Robert Fisk on the Aftermath of Gemayel Assassination
Found by way of Candide’s Notebooks, this 23 November commentary on the Gemayel assassination in Lebanon by the great Robert Fisk of The Independent:
In the house of mourning, an old Lebanese home of cut stone, they did not show Pierre Gemayel’s body. They had sealed the lid - so terribly damaged was his face by the bullets which killed him - as if the nightmares of Lebanon might thus be kept away in the darkness of the grave.
But the Maronites and Greek Orthodox, the Druze and - yes - the Muslims who came to pay their condolences to Gemayel’s wife, Patricia, and his broken father, Amin, wept copiously beside the flag-draped casket. They understood the horrors that could unfold in the coming days and their dignity was a refusal to accept that possibility. . .
. . . Living in Lebanon, you learn these semantic tricks through a kind of looking glass. Nothing here ever happens by accident. But whatever does happen is never quite like what you first think it to be. So the Lebanese at Bikfaya understood yesterday as they gathered and talked of unity. For if only the Lebanese stopped putting their faith in foreigners - the Americans, the Israelis, the British, the Iranians, the French, the United Nations - and trusted each other instead, they would banish the nightmares of civil war sealed inside Pierre Gemayel’s coffin.
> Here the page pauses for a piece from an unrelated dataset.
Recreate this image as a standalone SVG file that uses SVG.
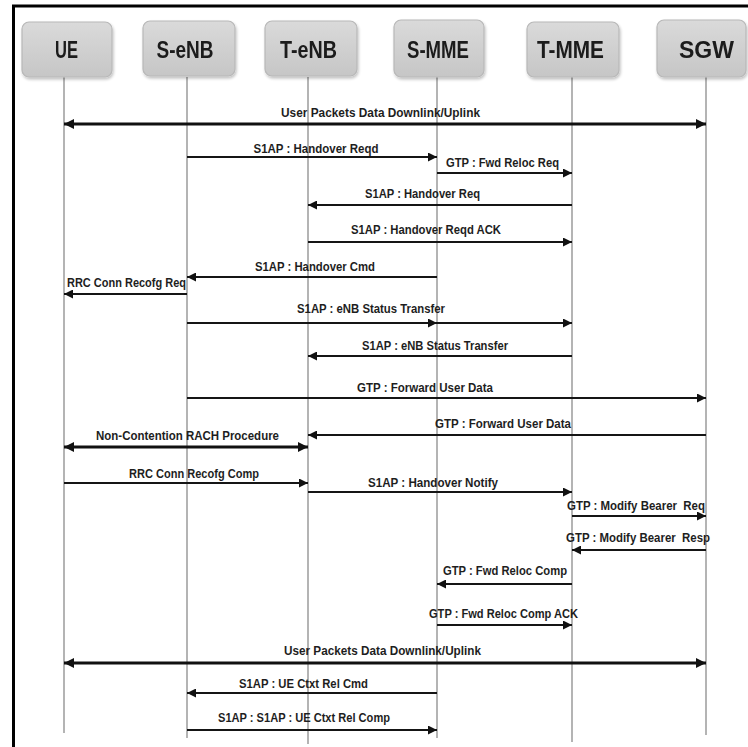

Fisk, in my opinion by far the most astute and courageous foreign correspondent today covering the Middle East, has resided in Beirut for 25 years. He is repeatedly derided, particularly in the American press, for his “incorrigible bias” against the cynically detached colonialist policies of Israel, the United States, and the United Kingdom in that region.
11/30/06 at 1:20 pm
I share your opinion of Fisk and appreciate this article especially.